What to do » Restate the full set of records exactly, word for word.

Data listing
(begin)

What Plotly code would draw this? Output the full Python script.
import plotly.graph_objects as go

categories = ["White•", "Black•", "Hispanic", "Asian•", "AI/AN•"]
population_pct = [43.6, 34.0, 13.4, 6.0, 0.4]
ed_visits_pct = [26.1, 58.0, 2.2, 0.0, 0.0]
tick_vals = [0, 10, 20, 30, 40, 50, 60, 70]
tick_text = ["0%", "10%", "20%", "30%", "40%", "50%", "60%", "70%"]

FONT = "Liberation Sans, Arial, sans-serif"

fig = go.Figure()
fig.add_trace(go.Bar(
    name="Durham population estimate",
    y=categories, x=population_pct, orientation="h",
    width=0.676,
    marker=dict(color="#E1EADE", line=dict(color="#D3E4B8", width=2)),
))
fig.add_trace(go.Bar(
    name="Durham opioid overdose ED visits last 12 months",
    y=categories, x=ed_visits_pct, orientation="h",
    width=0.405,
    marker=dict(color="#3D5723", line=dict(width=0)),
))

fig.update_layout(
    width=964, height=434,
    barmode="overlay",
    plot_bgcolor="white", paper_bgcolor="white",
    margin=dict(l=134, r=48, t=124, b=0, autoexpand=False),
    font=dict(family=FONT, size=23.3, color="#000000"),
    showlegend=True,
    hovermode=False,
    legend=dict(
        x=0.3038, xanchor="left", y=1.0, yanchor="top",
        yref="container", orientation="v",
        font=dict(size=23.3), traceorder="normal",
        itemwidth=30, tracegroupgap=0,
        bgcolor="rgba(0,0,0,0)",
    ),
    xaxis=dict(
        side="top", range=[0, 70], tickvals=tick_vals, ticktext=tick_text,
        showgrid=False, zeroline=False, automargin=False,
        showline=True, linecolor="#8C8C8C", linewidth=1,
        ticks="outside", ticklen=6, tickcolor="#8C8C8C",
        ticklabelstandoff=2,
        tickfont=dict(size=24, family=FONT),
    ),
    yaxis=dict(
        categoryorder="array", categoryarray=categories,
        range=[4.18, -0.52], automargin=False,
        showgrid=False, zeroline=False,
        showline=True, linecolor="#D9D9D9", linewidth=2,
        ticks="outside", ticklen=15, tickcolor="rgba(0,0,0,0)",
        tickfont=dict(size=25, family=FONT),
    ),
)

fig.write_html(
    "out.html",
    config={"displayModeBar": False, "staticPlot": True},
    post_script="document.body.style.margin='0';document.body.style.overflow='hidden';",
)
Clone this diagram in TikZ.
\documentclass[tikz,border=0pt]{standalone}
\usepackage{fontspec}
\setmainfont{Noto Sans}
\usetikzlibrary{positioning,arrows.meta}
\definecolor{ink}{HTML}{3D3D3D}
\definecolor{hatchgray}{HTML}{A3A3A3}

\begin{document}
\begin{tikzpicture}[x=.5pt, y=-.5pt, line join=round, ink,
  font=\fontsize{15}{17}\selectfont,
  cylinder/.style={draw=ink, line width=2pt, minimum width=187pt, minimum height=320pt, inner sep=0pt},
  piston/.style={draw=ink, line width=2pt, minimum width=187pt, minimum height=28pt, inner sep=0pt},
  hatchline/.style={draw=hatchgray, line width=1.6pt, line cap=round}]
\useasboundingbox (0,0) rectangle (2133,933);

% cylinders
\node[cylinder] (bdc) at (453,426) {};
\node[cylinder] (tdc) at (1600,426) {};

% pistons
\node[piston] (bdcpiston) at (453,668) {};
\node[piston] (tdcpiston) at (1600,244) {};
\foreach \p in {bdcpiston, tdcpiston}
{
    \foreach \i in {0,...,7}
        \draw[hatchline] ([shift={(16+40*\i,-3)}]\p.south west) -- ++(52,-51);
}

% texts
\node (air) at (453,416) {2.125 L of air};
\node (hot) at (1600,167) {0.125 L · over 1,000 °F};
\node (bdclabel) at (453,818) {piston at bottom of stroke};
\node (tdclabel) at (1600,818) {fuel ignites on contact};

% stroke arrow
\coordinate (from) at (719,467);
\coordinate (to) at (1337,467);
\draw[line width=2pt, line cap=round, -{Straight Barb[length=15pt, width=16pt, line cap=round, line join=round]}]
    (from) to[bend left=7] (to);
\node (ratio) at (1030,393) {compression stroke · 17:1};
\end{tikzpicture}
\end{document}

(end)

Right answer »
What Plotly code would draw this? Output the full Python script.
import plotly.graph_objects as go

categories = ["White•", "Black•", "Hispanic", "Asian•", "AI/AN•"]
population_pct = [43.6, 34.0, 13.4, 6.0, 0.4]
ed_visits_pct = [26.1, 58.0, 2.2, 0.0, 0.0]
tick_vals = [0, 10, 20, 30, 40, 50, 60, 70]
tick_text = ["0%", "10%", "20%", "30%", "40%", "50%", "60%", "70%"]

FONT = "Liberation Sans, Arial, sans-serif"

fig = go.Figure()
fig.add_trace(go.Bar(
    name="Durham population estimate",
    y=categories, x=population_pct, orientation="h",
    width=0.676,
    marker=dict(color="#E1EADE", line=dict(color="#D3E4B8", width=2)),
))
fig.add_trace(go.Bar(
    name="Durham opioid overdose ED visits last 12 months",
    y=categories, x=ed_visits_pct, orientation="h",
    width=0.405,
    marker=dict(color="#3D5723", line=dict(width=0)),
))

fig.update_layout(
    width=964, height=434,
    barmode="overlay",
    plot_bgcolor="white", paper_bgcolor="white",
    margin=dict(l=134, r=48, t=124, b=0, autoexpand=False),
    font=dict(family=FONT, size=23.3, color="#000000"),
    showlegend=True,
    hovermode=False,
    legend=dict(
        x=0.3038, xanchor="left", y=1.0, yanchor="top",
        yref="container", orientation="v",
        font=dict(size=23.3), traceorder="normal",
        itemwidth=30, tracegroupgap=0,
        bgcolor="rgba(0,0,0,0)",
    ),
    xaxis=dict(
        side="top", range=[0, 70], tickvals=tick_vals, ticktext=tick_text,
        showgrid=False, zeroline=False, automargin=False,
        showline=True, linecolor="#8C8C8C", linewidth=1,
        ticks="outside", ticklen=6, tickcolor="#8C8C8C",
        ticklabelstandoff=2,
        tickfont=dict(size=24, family=FONT),
    ),
    yaxis=dict(
        categoryorder="array", categoryarray=categories,
        range=[4.18, -0.52], automargin=False,
        showgrid=False, zeroline=False,
        showline=True, linecolor="#D9D9D9", linewidth=2,
        ticks="outside", ticklen=15, tickcolor="rgba(0,0,0,0)",
        tickfont=dict(size=25, family=FONT),
    ),
)

fig.write_html(
    "out.html",
    config={"displayModeBar": False, "staticPlot": True},
    post_script="document.body.style.margin='0';document.body.style.overflow='hidden';",
)
Clone this diagram in TikZ.
\documentclass[tikz,border=0pt]{standalone}
\usepackage{fontspec}
\setmainfont{Noto Sans}
\usetikzlibrary{positioning,arrows.meta}
\definecolor{ink}{HTML}{3D3D3D}
\definecolor{hatchgray}{HTML}{A3A3A3}

\begin{document}
\begin{tikzpicture}[x=.5pt, y=-.5pt, line join=round, ink,
  font=\fontsize{15}{17}\selectfont,
  cylinder/.style={draw=ink, line width=2pt, minimum width=187pt, minimum height=320pt, inner sep=0pt},
  piston/.style={draw=ink, line width=2pt, minimum width=187pt, minimum height=28pt, inner sep=0pt},
  hatchline/.style={draw=hatchgray, line width=1.6pt, line cap=round}]
\useasboundingbox (0,0) rectangle (2133,933);

% cylinders
\node[cylinder] (bdc) at (453,426) {};
\node[cylinder] (tdc) at (1600,426) {};

% pistons
\node[piston] (bdcpiston) at (453,668) {};
\node[piston] (tdcpiston) at (1600,244) {};
\foreach \p in {bdcpiston, tdcpiston}
{
    \foreach \i in {0,...,7}
        \draw[hatchline] ([shift={(16+40*\i,-3)}]\p.south west) -- ++(52,-51);
}

% texts
\node (air) at (453,416) {2.125 L of air};
\node (hot) at (1600,167) {0.125 L · over 1,000 °F};
\node (bdclabel) at (453,818) {piston at bottom of stroke};
\node (tdclabel) at (1600,818) {fuel ignites on contact};

% stroke arrow
\coordinate (from) at (719,467);
\coordinate (to) at (1337,467);
\draw[line width=2pt, line cap=round, -{Straight Barb[length=15pt, width=16pt, line cap=round, line join=round]}]
    (from) to[bend left=7] (to);
\node (ratio) at (1030,393) {compression stroke · 17:1};
\end{tikzpicture}
\end{document}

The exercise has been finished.